Plotting code records
━━━━━━━━━━━━━━━━━━━━━━━━━━━━━━

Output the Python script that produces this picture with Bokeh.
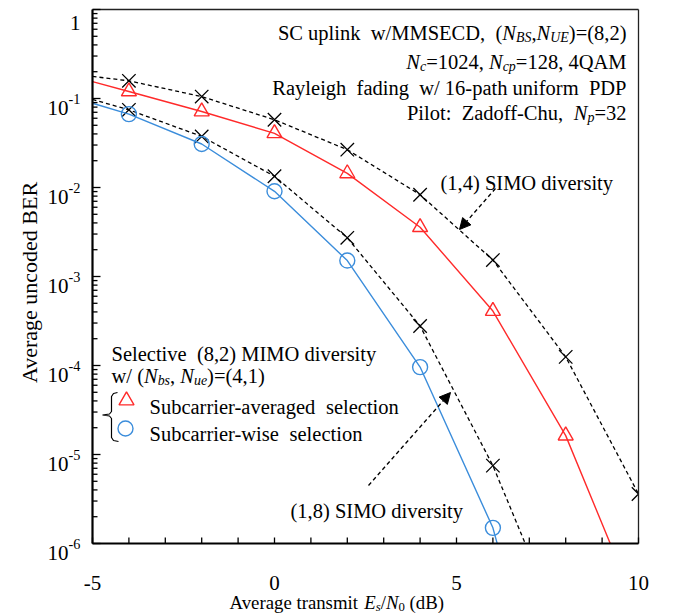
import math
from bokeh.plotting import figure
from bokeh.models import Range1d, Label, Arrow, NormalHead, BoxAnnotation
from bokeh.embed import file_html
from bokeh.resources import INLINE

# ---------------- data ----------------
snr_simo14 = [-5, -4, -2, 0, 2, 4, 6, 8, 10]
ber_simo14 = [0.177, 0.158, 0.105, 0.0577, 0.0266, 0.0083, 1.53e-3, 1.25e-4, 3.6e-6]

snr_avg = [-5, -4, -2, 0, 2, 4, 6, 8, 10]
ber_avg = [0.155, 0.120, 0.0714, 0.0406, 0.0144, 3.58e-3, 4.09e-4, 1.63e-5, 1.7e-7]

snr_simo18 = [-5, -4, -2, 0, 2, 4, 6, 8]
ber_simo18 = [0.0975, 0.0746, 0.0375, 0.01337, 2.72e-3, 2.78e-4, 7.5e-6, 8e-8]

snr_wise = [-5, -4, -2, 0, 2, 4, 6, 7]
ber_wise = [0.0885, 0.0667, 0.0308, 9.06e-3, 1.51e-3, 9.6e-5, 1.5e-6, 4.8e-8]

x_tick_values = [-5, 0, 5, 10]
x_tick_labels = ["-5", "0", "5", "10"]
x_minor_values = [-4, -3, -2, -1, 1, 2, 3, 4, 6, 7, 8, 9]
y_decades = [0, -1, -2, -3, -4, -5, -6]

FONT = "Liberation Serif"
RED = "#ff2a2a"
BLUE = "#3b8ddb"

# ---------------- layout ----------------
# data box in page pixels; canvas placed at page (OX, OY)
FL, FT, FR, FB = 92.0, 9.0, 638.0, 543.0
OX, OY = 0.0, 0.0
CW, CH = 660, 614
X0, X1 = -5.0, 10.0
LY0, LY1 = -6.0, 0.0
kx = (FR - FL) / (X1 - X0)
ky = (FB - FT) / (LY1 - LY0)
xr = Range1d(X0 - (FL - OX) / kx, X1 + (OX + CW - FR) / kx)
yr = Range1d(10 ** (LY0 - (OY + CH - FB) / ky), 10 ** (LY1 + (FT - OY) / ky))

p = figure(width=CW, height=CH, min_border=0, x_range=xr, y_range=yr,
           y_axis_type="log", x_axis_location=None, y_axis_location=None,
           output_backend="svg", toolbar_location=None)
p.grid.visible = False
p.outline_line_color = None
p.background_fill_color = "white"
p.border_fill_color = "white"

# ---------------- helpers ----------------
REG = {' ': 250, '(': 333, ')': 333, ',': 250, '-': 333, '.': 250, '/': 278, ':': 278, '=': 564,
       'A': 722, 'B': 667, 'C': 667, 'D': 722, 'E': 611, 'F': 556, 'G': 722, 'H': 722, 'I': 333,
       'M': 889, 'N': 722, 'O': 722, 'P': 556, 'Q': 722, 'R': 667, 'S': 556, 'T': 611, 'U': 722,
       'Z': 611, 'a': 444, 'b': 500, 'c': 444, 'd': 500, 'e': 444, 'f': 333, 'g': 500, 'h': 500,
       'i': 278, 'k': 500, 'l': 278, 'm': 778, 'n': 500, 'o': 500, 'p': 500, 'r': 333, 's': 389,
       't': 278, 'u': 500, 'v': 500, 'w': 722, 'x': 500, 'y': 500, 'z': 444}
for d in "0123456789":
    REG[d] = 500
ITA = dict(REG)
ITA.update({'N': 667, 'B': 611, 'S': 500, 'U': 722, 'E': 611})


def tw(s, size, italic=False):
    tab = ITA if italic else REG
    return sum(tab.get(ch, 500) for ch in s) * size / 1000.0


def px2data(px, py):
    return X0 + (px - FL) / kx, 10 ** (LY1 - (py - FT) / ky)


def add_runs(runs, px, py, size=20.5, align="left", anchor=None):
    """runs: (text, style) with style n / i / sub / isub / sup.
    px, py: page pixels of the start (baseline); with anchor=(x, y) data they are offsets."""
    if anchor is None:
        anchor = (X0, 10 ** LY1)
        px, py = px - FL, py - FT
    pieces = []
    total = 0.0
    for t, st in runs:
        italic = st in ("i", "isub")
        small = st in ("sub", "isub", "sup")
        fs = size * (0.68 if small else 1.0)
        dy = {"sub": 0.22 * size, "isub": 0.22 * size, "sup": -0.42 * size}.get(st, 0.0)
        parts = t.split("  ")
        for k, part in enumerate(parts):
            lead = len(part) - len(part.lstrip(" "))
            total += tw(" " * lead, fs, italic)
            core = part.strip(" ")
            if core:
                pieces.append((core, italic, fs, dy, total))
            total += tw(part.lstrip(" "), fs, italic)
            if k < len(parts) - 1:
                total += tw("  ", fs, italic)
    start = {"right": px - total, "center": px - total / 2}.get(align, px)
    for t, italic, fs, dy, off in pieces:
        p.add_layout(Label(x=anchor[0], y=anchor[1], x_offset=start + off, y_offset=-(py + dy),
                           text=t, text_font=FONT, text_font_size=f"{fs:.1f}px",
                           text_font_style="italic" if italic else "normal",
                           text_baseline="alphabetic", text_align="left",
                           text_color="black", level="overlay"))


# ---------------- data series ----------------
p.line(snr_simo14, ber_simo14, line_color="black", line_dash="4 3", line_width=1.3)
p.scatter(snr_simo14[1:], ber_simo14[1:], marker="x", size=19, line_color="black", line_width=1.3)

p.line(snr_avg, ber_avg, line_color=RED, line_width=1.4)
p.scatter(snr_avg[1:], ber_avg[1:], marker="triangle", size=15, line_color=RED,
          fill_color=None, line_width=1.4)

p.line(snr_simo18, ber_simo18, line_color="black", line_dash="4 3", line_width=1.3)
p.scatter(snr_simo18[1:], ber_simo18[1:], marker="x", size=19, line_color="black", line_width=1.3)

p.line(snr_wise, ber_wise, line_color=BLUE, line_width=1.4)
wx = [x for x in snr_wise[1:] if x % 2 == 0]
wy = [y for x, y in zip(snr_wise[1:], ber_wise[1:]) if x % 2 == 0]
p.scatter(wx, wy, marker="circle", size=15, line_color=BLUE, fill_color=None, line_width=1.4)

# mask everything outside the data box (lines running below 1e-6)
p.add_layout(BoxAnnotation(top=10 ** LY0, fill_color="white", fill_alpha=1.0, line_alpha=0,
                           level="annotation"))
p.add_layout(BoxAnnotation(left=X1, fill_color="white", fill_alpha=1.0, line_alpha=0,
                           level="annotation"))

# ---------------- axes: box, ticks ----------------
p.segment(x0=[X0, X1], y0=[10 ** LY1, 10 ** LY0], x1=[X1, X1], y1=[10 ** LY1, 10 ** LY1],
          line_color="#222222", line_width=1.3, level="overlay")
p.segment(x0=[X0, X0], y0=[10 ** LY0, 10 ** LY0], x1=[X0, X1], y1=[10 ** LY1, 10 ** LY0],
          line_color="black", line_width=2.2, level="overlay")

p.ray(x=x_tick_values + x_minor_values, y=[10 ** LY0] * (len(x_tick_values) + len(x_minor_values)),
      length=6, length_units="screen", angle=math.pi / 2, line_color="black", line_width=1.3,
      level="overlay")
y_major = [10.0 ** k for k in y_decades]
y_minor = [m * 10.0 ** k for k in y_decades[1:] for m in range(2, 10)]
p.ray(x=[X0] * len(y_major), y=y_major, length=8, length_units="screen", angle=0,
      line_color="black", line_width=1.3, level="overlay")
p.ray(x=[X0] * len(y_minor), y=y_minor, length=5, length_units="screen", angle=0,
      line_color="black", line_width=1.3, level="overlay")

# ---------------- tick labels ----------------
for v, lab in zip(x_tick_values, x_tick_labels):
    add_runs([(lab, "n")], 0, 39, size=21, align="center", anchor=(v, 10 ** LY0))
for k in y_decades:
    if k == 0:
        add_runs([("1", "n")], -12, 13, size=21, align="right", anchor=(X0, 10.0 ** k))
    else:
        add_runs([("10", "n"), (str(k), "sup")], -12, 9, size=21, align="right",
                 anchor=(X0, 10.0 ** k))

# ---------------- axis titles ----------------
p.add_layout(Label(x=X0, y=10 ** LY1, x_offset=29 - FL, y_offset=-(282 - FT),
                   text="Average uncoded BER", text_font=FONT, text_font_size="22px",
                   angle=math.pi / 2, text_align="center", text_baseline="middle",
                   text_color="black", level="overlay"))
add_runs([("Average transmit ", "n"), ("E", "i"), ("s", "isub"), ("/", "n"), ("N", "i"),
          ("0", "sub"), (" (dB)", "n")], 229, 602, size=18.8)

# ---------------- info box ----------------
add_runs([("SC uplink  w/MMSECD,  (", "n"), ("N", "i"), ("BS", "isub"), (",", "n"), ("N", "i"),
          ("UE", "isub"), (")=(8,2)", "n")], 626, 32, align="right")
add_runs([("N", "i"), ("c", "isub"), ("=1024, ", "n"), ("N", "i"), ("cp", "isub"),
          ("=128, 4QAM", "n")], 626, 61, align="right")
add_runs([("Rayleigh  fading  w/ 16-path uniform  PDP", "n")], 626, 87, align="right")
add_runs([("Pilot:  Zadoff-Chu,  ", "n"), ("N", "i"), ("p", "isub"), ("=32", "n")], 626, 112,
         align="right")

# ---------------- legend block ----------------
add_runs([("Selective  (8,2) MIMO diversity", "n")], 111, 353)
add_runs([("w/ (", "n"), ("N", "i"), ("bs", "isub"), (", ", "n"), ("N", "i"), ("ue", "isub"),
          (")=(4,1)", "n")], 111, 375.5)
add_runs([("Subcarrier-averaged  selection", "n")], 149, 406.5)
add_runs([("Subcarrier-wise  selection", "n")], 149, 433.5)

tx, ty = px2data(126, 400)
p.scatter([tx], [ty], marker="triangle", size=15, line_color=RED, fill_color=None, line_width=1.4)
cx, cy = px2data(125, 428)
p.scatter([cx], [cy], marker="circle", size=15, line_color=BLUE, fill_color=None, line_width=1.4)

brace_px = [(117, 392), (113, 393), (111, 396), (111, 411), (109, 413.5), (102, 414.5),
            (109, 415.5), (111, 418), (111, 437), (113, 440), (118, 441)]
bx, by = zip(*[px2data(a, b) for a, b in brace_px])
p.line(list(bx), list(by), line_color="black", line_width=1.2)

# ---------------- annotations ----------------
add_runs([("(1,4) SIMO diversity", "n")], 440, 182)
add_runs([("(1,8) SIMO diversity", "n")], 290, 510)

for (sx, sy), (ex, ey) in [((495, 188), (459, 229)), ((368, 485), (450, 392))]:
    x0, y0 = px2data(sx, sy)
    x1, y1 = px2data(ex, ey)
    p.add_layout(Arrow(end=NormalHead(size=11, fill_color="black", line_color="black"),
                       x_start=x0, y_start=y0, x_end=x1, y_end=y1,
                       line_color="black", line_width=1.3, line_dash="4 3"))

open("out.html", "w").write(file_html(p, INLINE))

━━━━━━━━━━━━━━━━━━━━━━━━━━━━━━

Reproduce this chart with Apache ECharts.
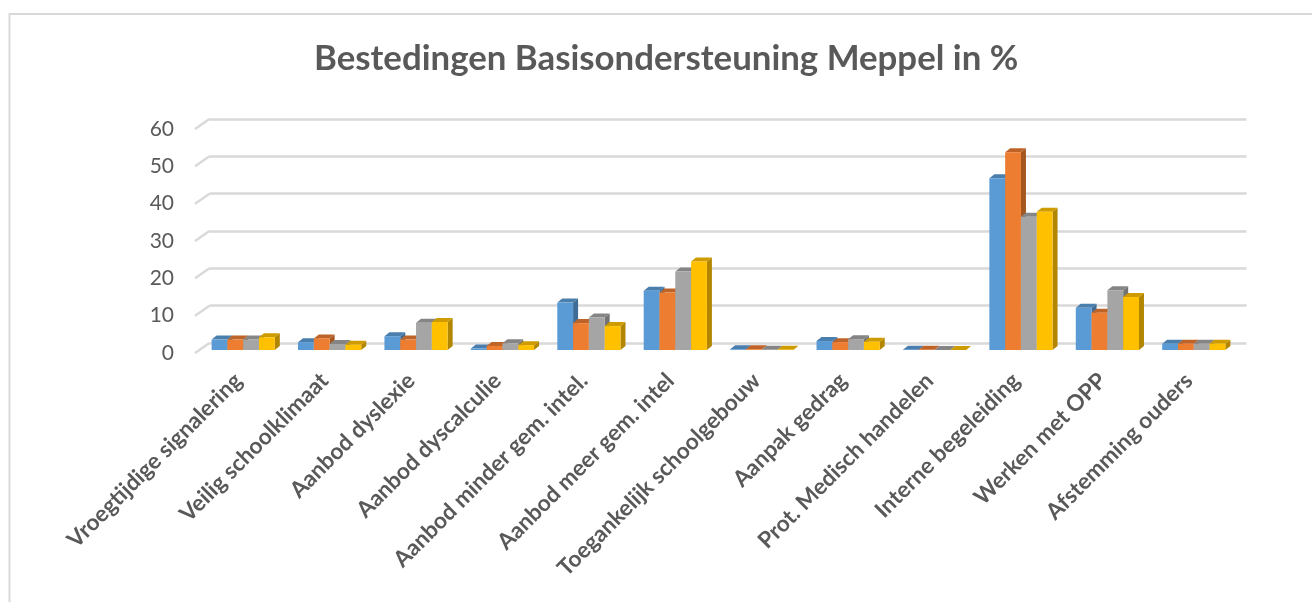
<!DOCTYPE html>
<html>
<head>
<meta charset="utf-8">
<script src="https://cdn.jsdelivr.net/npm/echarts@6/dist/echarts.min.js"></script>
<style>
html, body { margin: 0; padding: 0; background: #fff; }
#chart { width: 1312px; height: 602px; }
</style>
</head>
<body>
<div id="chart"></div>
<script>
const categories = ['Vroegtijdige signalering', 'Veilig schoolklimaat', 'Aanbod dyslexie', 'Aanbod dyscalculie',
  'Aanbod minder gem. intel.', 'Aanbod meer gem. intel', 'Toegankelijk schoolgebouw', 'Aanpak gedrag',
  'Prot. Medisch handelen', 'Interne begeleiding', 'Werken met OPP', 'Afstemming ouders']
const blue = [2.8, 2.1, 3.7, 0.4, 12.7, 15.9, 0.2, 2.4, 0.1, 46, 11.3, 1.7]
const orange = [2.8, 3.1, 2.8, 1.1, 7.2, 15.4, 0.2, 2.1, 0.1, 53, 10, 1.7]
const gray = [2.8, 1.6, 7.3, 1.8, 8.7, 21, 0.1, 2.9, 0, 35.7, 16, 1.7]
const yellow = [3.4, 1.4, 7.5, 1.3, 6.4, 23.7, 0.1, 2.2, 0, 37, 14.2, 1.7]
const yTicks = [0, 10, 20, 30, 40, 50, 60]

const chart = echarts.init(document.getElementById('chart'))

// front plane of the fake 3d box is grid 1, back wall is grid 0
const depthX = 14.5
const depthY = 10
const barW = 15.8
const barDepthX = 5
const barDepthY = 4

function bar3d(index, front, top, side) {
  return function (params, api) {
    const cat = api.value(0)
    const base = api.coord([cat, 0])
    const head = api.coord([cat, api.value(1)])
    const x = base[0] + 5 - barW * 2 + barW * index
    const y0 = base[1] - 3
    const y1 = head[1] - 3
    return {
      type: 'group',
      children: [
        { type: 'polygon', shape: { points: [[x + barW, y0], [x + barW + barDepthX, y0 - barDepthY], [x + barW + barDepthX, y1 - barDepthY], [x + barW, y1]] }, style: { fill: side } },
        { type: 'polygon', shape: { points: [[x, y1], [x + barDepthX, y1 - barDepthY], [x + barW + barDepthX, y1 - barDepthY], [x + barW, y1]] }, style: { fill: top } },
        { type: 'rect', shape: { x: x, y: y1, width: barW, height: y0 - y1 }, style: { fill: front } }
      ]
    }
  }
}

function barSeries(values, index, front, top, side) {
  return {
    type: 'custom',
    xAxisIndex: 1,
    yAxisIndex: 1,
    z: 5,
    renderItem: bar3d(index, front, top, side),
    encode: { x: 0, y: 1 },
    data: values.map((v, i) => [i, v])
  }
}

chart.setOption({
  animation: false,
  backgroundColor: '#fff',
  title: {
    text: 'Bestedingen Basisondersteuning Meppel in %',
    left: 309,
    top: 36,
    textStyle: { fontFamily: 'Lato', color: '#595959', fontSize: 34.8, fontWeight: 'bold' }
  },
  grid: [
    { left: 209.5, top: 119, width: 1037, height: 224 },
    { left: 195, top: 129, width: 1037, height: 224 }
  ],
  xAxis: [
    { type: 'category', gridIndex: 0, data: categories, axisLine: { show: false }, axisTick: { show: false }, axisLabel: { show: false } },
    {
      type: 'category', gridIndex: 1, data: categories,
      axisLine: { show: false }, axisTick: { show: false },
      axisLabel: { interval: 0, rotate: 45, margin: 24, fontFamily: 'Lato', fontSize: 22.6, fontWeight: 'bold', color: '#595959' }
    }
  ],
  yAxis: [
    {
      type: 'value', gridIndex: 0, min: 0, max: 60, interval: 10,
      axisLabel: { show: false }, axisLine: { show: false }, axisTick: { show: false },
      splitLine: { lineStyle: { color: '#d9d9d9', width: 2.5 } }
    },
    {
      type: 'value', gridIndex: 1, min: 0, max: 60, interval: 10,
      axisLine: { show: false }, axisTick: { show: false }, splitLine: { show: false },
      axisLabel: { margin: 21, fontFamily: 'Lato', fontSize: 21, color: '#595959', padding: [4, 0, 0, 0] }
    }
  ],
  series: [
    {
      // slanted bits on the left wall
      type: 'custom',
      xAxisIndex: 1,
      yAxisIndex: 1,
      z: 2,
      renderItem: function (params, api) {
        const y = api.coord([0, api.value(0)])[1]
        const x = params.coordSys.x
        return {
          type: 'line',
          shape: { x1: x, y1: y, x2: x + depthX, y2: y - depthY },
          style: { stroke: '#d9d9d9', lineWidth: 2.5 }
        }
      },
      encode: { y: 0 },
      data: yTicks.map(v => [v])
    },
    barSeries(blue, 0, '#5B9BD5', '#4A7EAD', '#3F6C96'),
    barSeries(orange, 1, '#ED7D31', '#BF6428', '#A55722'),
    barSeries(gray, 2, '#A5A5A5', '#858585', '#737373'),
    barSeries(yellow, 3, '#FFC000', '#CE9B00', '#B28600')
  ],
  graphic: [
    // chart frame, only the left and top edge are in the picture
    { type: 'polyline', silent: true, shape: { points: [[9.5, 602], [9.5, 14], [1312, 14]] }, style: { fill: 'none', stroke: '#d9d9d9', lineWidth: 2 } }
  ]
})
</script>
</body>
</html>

━━━━━━━━━━━━━━━━━━━━━━━━━━━━━━

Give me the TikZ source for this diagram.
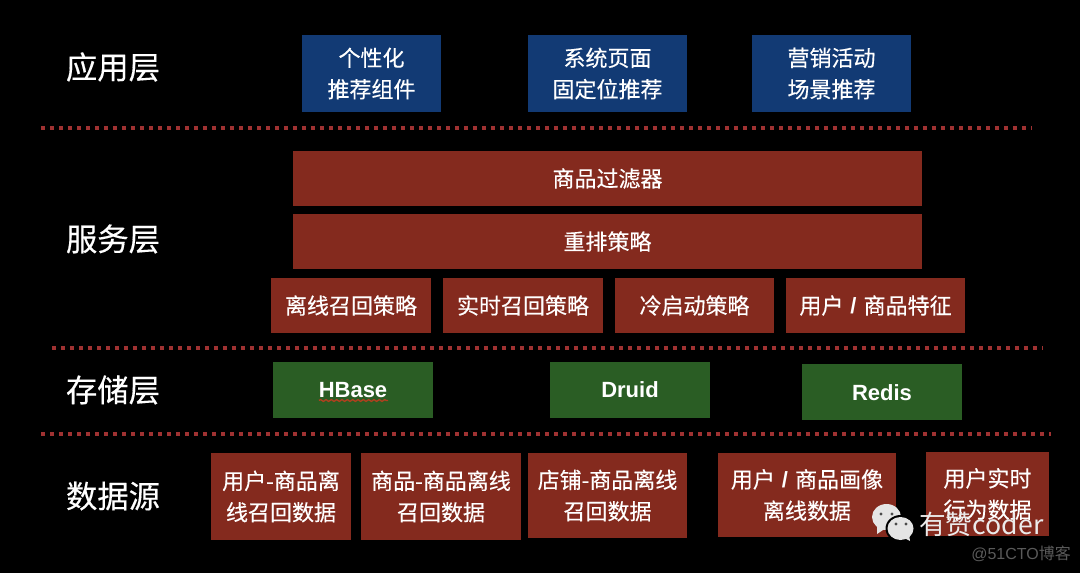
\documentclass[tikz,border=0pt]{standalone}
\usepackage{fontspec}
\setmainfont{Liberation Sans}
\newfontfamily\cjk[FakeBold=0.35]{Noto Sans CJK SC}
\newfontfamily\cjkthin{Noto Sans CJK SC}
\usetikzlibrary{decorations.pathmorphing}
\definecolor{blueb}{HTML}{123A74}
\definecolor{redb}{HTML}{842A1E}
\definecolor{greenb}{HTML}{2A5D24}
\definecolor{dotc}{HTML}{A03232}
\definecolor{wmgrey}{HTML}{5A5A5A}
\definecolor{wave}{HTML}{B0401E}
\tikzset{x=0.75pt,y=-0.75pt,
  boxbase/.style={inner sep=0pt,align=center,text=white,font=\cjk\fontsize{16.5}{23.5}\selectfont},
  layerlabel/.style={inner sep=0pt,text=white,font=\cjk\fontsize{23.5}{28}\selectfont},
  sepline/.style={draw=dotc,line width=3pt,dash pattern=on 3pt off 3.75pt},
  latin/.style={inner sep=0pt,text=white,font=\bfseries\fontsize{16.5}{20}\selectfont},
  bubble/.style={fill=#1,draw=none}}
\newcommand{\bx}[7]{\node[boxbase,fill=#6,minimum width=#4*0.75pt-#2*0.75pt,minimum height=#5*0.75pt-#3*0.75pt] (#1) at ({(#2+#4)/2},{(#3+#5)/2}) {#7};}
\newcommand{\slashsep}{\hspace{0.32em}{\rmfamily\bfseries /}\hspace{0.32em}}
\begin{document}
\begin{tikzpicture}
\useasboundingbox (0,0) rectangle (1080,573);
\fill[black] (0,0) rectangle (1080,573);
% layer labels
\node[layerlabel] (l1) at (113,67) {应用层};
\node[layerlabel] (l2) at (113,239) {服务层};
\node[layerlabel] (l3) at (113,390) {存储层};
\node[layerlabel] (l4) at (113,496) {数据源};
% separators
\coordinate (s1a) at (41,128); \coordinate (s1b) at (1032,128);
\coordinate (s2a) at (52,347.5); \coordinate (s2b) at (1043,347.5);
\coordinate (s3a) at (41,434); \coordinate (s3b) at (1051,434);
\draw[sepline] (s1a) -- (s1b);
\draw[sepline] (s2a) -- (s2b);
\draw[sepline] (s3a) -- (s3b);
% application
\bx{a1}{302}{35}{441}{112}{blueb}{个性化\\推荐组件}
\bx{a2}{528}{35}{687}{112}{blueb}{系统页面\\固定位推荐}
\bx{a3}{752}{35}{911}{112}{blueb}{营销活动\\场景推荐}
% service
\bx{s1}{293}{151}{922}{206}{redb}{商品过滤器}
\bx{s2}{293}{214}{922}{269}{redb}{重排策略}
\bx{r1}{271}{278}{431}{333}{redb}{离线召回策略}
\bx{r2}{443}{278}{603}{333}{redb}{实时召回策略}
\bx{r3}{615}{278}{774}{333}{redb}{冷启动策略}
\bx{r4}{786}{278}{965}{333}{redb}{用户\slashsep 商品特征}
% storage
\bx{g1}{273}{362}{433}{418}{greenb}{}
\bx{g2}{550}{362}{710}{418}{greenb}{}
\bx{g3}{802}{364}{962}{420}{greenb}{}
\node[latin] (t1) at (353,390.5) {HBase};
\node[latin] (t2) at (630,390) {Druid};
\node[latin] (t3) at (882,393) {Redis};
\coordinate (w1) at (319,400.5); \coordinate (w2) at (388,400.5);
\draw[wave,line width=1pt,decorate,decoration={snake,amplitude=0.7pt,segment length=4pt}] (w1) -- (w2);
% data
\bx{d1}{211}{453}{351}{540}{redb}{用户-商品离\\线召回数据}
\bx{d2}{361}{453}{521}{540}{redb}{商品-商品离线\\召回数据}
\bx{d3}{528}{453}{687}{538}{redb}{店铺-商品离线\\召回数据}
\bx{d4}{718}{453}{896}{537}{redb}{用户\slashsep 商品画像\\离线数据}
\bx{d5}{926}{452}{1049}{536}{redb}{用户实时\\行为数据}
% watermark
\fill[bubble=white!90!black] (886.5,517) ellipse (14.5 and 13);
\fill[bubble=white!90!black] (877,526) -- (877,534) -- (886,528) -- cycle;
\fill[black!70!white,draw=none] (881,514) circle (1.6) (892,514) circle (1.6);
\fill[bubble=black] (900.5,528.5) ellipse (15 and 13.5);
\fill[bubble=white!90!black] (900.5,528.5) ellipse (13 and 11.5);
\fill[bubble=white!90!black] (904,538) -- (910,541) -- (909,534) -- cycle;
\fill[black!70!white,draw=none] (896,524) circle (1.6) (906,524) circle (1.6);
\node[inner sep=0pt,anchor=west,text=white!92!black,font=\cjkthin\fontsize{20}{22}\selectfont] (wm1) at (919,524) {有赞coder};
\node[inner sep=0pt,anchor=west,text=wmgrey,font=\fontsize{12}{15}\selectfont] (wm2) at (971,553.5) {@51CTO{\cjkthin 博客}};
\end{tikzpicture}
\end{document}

━━━━━━━━━━━━━━━━━━━━━━━━━━━━━━

Return exactly the lines from the one with "Output the Python" to the one with "4.09e-4, 1.63e-5, 1.7e-7]", inclusive, and nothing else; skip the pictures.

* [Solution to this exercise]
Output the Python script that produces this picture with Bokeh.
import math
from bokeh.plotting import figure
from bokeh.models import Range1d, Label, Arrow, NormalHead, BoxAnnotation
from bokeh.embed import file_html
from bokeh.resources import INLINE

# ---------------- data ----------------
snr_simo14 = [-5, -4, -2, 0, 2, 4, 6, 8, 10]
ber_simo14 = [0.177, 0.158, 0.105, 0.0577, 0.0266, 0.0083, 1.53e-3, 1.25e-4, 3.6e-6]

snr_avg = [-5, -4, -2, 0, 2, 4, 6, 8, 10]
ber_avg = [0.155, 0.120, 0.0714, 0.0406, 0.0144, 3.58e-3, 4.09e-4, 1.63e-5, 1.7e-7]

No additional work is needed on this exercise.